I am fascinated by writing practices on the borderlines of genres, hovering between philosophical critique and aesthetic production, and of disciplines such as literature and social studies. My current project, “Risking Thought. Modernist Practices of Transgressive Prose Writing”, is set in the field of transnational modernism studies. It develops my interest in how writers respond to moments of historical crisis. While my doctoral research aimed at uncovering an ethics of witnessing, and explored how literature engages with the conditions of perception, this new project focuses on the conditions of thought itself, and asks how literature can be seen as a practice of innovative of thought. Working against the notion of de-personalization in the modernist avant-garde, I foreground how embodiment, movement and gesture are key to understanding the disruptive impact of such hybrid texts.

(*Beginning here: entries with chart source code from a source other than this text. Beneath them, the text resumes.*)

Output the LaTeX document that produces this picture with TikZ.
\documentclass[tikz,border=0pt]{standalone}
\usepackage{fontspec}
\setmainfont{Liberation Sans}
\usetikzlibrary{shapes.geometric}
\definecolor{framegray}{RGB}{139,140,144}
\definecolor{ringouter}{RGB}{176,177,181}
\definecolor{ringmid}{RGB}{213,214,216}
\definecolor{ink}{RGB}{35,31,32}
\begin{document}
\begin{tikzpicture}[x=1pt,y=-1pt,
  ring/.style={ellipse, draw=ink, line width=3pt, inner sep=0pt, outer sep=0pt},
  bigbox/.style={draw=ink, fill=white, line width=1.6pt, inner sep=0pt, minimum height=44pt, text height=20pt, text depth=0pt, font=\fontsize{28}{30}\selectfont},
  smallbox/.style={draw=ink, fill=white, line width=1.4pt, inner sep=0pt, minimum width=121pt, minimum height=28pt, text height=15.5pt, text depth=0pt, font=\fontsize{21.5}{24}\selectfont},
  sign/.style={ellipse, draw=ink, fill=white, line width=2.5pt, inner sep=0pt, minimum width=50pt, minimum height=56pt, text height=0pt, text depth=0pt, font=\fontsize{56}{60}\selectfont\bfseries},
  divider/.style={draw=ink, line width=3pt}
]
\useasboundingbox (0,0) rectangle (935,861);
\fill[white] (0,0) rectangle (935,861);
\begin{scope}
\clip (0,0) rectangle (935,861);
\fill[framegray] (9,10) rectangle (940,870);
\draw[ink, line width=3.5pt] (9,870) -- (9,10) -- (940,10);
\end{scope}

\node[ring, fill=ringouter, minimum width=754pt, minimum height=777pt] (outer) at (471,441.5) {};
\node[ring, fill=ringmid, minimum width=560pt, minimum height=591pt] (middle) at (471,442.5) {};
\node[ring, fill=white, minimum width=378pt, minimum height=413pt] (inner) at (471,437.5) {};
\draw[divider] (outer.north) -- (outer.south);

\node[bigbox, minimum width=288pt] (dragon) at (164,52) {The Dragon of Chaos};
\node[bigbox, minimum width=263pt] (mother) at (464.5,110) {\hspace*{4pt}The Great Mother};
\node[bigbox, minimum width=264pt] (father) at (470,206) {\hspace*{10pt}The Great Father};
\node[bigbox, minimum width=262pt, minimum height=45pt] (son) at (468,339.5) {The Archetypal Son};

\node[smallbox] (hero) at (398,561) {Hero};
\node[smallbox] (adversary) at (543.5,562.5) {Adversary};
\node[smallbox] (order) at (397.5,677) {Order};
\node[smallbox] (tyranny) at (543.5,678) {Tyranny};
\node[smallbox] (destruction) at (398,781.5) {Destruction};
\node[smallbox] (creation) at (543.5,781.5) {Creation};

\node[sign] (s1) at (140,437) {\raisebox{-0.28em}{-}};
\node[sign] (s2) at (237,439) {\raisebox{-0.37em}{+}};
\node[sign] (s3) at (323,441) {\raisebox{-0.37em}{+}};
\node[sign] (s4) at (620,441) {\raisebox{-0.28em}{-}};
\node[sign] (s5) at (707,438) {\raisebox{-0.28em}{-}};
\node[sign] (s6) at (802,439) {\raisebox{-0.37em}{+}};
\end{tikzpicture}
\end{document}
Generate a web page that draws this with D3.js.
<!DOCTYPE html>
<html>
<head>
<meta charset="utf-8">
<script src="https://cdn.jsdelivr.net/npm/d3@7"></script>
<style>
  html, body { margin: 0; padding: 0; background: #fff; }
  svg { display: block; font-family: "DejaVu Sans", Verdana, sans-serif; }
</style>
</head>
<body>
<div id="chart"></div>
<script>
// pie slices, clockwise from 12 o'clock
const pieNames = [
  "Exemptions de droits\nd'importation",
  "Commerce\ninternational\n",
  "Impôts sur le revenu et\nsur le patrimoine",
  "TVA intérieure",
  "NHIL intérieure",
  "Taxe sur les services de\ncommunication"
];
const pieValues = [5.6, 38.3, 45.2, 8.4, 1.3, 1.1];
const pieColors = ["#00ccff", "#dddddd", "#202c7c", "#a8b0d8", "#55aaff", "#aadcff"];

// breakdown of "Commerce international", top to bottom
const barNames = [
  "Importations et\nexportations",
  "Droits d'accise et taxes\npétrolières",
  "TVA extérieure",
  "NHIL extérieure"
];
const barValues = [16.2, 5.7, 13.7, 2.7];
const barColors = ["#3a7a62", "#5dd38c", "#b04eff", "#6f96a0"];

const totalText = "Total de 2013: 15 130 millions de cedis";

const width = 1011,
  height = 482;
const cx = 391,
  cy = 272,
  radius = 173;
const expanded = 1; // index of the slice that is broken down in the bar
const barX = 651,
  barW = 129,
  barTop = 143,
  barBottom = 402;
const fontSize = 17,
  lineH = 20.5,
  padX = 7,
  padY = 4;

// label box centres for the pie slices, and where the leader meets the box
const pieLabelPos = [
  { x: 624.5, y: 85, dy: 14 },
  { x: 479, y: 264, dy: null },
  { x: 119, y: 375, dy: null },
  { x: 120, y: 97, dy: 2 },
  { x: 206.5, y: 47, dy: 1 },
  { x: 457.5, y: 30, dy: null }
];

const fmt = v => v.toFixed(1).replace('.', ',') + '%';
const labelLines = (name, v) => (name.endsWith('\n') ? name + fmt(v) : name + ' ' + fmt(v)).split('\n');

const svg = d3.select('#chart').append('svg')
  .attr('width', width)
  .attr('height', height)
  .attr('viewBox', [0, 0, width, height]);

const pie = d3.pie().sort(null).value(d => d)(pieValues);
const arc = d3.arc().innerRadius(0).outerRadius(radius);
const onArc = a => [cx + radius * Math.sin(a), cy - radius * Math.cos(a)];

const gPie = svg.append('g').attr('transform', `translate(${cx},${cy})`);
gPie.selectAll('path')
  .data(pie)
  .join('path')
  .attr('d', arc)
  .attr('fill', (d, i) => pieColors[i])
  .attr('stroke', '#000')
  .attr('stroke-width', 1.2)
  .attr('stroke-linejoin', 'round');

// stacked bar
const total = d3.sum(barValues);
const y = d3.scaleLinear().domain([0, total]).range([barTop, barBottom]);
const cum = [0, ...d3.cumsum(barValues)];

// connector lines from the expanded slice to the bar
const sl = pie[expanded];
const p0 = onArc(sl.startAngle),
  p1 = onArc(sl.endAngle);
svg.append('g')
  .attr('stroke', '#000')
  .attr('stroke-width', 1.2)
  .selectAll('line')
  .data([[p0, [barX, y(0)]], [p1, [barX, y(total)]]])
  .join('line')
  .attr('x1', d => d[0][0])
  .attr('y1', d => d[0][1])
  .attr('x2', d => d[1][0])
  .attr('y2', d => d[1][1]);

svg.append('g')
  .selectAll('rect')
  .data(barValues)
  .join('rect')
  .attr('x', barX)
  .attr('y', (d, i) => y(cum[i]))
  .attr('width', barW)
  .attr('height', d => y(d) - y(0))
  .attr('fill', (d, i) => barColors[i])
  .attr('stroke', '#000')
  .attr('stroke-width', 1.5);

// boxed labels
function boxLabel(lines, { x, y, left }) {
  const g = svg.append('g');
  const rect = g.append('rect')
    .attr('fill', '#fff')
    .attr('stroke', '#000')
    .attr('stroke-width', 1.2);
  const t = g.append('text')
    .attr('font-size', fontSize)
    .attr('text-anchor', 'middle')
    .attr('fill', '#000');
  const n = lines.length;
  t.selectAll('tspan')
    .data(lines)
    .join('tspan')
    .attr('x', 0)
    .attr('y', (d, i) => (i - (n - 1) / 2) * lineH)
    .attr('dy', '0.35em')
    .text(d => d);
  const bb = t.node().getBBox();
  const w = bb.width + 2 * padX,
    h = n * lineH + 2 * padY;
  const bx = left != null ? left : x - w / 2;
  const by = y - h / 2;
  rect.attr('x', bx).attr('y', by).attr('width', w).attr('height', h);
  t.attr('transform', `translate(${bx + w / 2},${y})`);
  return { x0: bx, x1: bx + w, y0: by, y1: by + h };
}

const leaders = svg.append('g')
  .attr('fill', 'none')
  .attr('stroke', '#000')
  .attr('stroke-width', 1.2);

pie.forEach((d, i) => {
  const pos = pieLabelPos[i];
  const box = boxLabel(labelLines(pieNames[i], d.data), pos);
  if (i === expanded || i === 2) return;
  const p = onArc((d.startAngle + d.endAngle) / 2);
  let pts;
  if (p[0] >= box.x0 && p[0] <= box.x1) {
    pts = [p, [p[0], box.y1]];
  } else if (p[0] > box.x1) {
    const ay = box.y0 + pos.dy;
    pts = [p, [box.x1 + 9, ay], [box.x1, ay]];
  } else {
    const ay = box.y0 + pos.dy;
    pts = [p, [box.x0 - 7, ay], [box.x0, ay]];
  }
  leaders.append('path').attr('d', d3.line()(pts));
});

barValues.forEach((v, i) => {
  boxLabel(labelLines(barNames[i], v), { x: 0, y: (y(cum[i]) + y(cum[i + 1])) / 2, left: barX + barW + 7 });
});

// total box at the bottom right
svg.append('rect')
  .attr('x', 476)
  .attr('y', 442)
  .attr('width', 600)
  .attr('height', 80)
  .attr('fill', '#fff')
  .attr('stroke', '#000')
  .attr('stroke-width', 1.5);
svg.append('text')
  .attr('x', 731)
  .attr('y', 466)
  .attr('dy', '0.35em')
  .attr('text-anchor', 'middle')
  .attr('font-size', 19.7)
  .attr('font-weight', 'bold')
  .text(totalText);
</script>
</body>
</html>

These hybrid prose texts are usually discussed under a variety of generic titles – aphorism, prose poem, poets prose, thought image – and most of these terms carry implications of specific national traditions, which is a methodological frame I’d like to break. The writing practices I work with include French, English and German texts, and include expressionist writing responding to the rise of totalitarianism, the tradition of the thought image, feminist texts, and what has been termed the ‘black radical tradition.’ I ask why writers use what reads like ‘literary’, non-paraphrasable, language to approach conceptual problems in experimental prose pieces.
I argue that these hybrid, transgressive textualities offer a mode of thinking, reading, and writing that allows us to inquire into the interconnectedness of language, representation and politics. These are interventions in a historical moment that saw the concept of reason itself, and its ideological implications, become the subject of a transnational debate. It is my hypothesis that these texts develop innovative modes of thought, in order to resist the threat of complicity or appropriation by fascism, racism, or patriarchal structures, and their concurrent cultures of knowledge.
What is important for the context of modernism studies is that this is a poetics-as-practice and updates 18th century definitions of the aesthetics as “sensory recognition”, engaging the ‘others’ of reason with more conventional forms of rationality- the sensation of the object itself (T.W. Adorno the intuition of an “electric eros” (Mina Loy). This also means that these practices offer a perspective on modernism focuses on a democratic aesthetic, instead of on unmaking, negativity, or obscurity.
The clusters of enquiry I have defined so far take the prose poems of the French symbolists as precursor and contrastive foil; they include expressionist writers, who use concepts related to vitalism to develop a counter-discourse that is both anti-totalitarian and feminist; Mina Loy or Gertrude Stein with their embodied and feminist writing; the thought-image tradition, which can be extended e.g. to Richard Wright’s “Twelve Million Black Voices,” Alice Dunbar Nelson or W.E.B. DuBois, Alain Locke, and Jean Toomer, who juxtapose poetry and prose when writing against the color line and the rationality of Western science; and the cross-generic experiments by William Carlos William.
Another aspect of this that I’m interested in is to focus in particular on women’s writing, which I neglected in the field of prose, and this is going to entail archival research /translation work. These texts are heteroglossic, and I’m interested in discussing whether they actually constitute a more democratic form of prose writing.
I am currently submitting the essay manuscript “Energizing Thought: Eros, Movement and Dance in the Prose Fragments of Mina Loy, Else Lasker-Schüler, and Angela Rohr” for publication.